Le réseau social professionnel LinkedIn, propriété du géant américain Microsoft, a écopé jeudi d’une amende de 310 millions d’euros de l’UE pour avoir enfreint le règlement européen sur les données (RGPD) en matière de publicité ciblée, et a l’obligation de se mettre en conformité sous trois mois.
La Commission irlandaise pour la protection des données (DPC), qui agit pour le compte de l’Union européenne après une plainte déposée en 2018 par l’association française la Quadrature du Net, a notamment estimé que « le consentement obtenu par LinkedIn » auprès de ses utilisateurs pour l’utilisation de leurs données « n’a pas été donné librement, ni été suffisamment éclairé ou spécifique, ni sans ambiguïté ».

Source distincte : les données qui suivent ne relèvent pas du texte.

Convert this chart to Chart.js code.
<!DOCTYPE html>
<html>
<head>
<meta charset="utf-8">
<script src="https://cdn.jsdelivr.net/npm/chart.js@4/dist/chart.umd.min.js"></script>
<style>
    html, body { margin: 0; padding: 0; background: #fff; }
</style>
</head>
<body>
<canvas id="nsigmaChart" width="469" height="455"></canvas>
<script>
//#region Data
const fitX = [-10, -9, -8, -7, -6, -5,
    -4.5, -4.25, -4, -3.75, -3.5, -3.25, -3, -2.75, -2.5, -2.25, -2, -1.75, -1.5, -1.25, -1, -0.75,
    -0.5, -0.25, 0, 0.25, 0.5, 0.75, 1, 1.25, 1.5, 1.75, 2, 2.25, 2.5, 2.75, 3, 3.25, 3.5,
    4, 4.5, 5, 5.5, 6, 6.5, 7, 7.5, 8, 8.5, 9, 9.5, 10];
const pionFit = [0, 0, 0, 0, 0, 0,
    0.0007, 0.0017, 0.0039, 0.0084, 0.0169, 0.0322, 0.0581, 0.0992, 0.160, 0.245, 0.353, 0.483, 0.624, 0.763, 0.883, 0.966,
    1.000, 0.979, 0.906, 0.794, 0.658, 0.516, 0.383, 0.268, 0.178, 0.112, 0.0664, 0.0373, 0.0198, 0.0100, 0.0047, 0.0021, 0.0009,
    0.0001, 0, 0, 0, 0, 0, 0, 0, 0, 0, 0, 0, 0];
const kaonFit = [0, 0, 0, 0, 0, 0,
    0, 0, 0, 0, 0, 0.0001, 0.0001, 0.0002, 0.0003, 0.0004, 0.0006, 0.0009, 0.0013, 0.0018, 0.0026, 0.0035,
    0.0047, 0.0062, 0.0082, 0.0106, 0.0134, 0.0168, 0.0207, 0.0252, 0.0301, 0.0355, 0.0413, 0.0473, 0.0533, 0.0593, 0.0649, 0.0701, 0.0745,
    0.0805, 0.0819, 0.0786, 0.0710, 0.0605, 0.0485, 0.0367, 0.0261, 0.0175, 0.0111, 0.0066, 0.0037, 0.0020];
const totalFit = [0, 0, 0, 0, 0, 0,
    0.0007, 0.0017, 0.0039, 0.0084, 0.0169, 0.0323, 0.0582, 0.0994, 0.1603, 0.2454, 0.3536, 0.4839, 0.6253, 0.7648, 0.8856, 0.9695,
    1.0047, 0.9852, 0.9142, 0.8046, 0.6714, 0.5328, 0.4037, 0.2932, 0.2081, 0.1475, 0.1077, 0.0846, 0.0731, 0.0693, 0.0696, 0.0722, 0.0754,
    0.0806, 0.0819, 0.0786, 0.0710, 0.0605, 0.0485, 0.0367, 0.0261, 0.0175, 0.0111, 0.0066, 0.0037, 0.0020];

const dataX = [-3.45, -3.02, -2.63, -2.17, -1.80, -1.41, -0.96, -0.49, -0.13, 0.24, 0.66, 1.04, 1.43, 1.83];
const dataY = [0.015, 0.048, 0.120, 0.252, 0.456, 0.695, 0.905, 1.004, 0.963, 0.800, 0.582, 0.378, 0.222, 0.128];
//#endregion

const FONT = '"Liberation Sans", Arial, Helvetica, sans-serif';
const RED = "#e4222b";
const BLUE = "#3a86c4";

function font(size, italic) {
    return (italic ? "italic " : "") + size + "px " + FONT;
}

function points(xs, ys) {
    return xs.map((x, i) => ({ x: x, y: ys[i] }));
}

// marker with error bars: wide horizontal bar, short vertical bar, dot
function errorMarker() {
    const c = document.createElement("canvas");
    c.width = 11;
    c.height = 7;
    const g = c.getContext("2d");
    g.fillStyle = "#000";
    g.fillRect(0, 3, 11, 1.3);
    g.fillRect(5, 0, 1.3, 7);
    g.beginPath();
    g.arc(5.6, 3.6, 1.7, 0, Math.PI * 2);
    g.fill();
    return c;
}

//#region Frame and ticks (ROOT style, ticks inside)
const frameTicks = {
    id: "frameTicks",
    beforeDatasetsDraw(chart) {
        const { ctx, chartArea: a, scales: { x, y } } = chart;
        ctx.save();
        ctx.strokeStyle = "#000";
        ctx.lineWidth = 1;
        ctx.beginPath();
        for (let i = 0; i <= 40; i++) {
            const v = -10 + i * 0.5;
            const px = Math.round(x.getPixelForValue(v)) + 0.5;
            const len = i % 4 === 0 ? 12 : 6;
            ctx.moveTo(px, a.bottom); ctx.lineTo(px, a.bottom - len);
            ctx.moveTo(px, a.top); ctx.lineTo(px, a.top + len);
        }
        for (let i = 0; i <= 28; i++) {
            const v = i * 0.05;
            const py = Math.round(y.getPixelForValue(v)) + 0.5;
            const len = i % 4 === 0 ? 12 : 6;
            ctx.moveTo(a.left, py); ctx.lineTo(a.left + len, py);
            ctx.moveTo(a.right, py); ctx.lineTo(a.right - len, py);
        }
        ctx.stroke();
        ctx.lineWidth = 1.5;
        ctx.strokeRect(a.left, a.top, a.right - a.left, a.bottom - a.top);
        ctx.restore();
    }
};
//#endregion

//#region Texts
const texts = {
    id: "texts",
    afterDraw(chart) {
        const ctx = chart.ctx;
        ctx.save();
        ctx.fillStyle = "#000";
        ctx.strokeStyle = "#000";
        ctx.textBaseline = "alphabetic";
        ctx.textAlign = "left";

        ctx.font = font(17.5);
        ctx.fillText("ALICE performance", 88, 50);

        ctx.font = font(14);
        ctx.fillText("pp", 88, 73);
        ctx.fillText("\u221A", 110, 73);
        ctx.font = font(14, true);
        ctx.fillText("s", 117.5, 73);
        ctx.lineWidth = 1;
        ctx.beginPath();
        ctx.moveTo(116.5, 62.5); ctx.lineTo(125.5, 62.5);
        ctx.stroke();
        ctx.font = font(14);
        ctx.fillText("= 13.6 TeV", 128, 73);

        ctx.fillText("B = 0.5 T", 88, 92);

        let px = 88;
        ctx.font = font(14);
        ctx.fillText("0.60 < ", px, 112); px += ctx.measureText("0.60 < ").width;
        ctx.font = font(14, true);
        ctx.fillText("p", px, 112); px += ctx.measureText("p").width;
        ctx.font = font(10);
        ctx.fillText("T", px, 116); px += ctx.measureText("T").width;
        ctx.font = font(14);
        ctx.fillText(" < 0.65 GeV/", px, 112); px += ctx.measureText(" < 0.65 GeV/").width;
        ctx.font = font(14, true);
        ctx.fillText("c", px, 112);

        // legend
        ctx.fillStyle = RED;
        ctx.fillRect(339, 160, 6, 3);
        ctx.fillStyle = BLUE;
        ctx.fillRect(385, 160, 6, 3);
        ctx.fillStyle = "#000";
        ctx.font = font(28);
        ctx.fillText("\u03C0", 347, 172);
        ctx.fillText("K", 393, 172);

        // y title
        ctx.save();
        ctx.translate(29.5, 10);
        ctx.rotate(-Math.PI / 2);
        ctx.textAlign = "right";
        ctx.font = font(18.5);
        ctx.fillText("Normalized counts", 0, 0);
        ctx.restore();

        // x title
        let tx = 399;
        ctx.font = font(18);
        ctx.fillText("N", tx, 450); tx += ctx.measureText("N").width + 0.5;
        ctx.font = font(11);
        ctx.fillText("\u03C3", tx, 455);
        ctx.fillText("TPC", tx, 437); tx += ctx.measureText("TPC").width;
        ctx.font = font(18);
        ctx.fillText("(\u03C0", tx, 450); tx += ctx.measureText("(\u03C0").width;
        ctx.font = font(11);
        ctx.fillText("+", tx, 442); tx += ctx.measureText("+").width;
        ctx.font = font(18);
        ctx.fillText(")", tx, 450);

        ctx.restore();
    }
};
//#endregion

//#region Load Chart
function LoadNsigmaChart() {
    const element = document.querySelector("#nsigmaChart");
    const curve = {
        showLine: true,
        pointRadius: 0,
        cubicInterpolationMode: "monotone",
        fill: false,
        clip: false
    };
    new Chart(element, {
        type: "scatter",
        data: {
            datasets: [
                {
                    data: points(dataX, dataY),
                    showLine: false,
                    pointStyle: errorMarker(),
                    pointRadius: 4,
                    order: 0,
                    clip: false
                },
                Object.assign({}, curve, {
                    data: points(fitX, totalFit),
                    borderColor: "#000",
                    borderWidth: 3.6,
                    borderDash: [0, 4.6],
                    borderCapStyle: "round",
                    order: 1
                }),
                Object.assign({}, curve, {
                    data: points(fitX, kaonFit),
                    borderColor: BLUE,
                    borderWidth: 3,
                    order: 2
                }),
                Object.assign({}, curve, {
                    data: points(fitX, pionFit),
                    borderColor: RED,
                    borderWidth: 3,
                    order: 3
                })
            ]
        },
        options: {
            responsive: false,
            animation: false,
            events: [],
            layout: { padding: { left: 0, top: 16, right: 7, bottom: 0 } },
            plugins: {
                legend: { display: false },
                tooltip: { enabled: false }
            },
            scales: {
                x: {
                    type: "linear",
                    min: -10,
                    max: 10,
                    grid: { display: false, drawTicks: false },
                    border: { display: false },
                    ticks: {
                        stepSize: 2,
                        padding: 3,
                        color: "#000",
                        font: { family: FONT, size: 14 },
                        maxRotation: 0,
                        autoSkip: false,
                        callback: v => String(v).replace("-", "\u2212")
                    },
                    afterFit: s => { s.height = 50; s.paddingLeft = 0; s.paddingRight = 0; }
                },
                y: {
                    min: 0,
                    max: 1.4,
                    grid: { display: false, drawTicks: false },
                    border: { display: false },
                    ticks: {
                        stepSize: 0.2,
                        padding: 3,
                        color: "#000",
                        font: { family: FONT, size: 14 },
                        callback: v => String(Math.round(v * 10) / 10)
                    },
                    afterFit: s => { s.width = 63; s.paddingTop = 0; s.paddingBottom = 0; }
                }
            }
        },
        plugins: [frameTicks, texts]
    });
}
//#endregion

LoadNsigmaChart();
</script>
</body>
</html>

Au-delà de l’amende, première dans l’UE pour LinkedIn, la DPC enjoint le réseau social « de mettre son traitement (des données) en conformité » avec le RGPD, poursuit-elle dans un communiqué.
Le régulateur irlandais donne trois mois au réseau social pour se mettre en conformité, a précisé la DPC à l’AFP. Sa décision complète sera publiée ultérieurement.
LinkedIn « estime avoir respecté le RGPD », mais assure que l’entreprise « travaille à garantir que (ses) pratiques publicitaires respectent » la décision du régulateur irlandais, a réagi l’entreprise dans une déclaration transmise à l’AFP.
L’analyse comportementale et la publicité ciblée consistent à utiliser les informations fournies, déduites ou observées à propos d’un individu pour lui proposer des annonces sur mesure.
L’association de défense des internautes la Quadrature du Net avait déposé en 2018 cinq plaintes collectives contre LinkedIn (Microsoft) mais aussi Google, Apple, Facebook et Amazon, les accusant d’exploiter de manière illégale les données personnelles de leurs usagers.
Les plaintes, qui rassemblaient les noms de près de 12.000 personnes, avaient d’abord été déposées au siège de la Cnil (Commission nationale informatique et liberté), à Paris.
Le dossier visant Linkedn avait été transmis à son homologue irlandais, compétent pour agir au nom de l’UE car le siège européen de Microsoft se trouve en Irlande, comme ceux de nombreux géants de la Silicon Valley par exemple Apple, TikTok, X, Meta ou Google.
La Quadrature du Net estimait que les entreprises visés par ses plaintes ne respectaient pas les règles dans leur manière de recueillir le consentement des internautes.
– Cases pré-cochées –
Elle pointait notamment les cases pré-cochées, ou les clauses stipulant que la continuation de l’utilisation du service vaut acceptation, et demandait « l’interdiction des traitements d’analyse comportementale et de ciblage publicitaire » ainsi qu’une amende administrative « la plus élevée possible ».
La Quadrature du Net « se félicite de cette décision qui rappelle une fois de plus la nocivité du modèle économique des GAFAM (Google, Apple, Facebook, Amazon, Microsoft, ndlr) et l’importance qui doit être accordée à la protection des données personnelles aujourd’hui », a réagi l’association dans une déclaration transmise à l’AFP.
« L’association souligne néanmoins la lenteur probablement volontaire de l’autorité irlandaise qui a mis plus de six ans à émettre une sanction, signe des défaillances du système européen », a-t-elle ajouté.
La série de plaintes de la Quadrature du Net en 2018 avait déjà abouti à de lourdes amendes contre Google et Amazon, respectivement de 50 et 746 millions d’euros, infligées en France et au Luxembourg.
Les régulateurs du monde entier, en particulier l’UE, tentent depuis des années d’encadrer les géants de la tech en matière de concurrence déloyale ou de protection des données.
Ils sont notamment régulièrement mis en cause dans l’UE pour le traitement de données personnelles contraire à la réglementation européenne RGPD, lancée en 2018 pour protéger les consommateurs européens.
L’agence américaine de protection des consommateurs (FTC) a imposé l’an dernier à Microsoft de payer 20 millions de dollars pour mettre fin à des poursuites pour avoir récolté des données personnelles de mineurs inscrits sur la plateforme de jeux en ligne de la console Xbox, sans informer leurs parents.
L’entreprise avait aussi écopé en 2022 d’une amende de 60 millions d’euros de la Cnil pour n’avoir pas permis de refuser simplement les « cookies » sur son moteur de recherche Bing.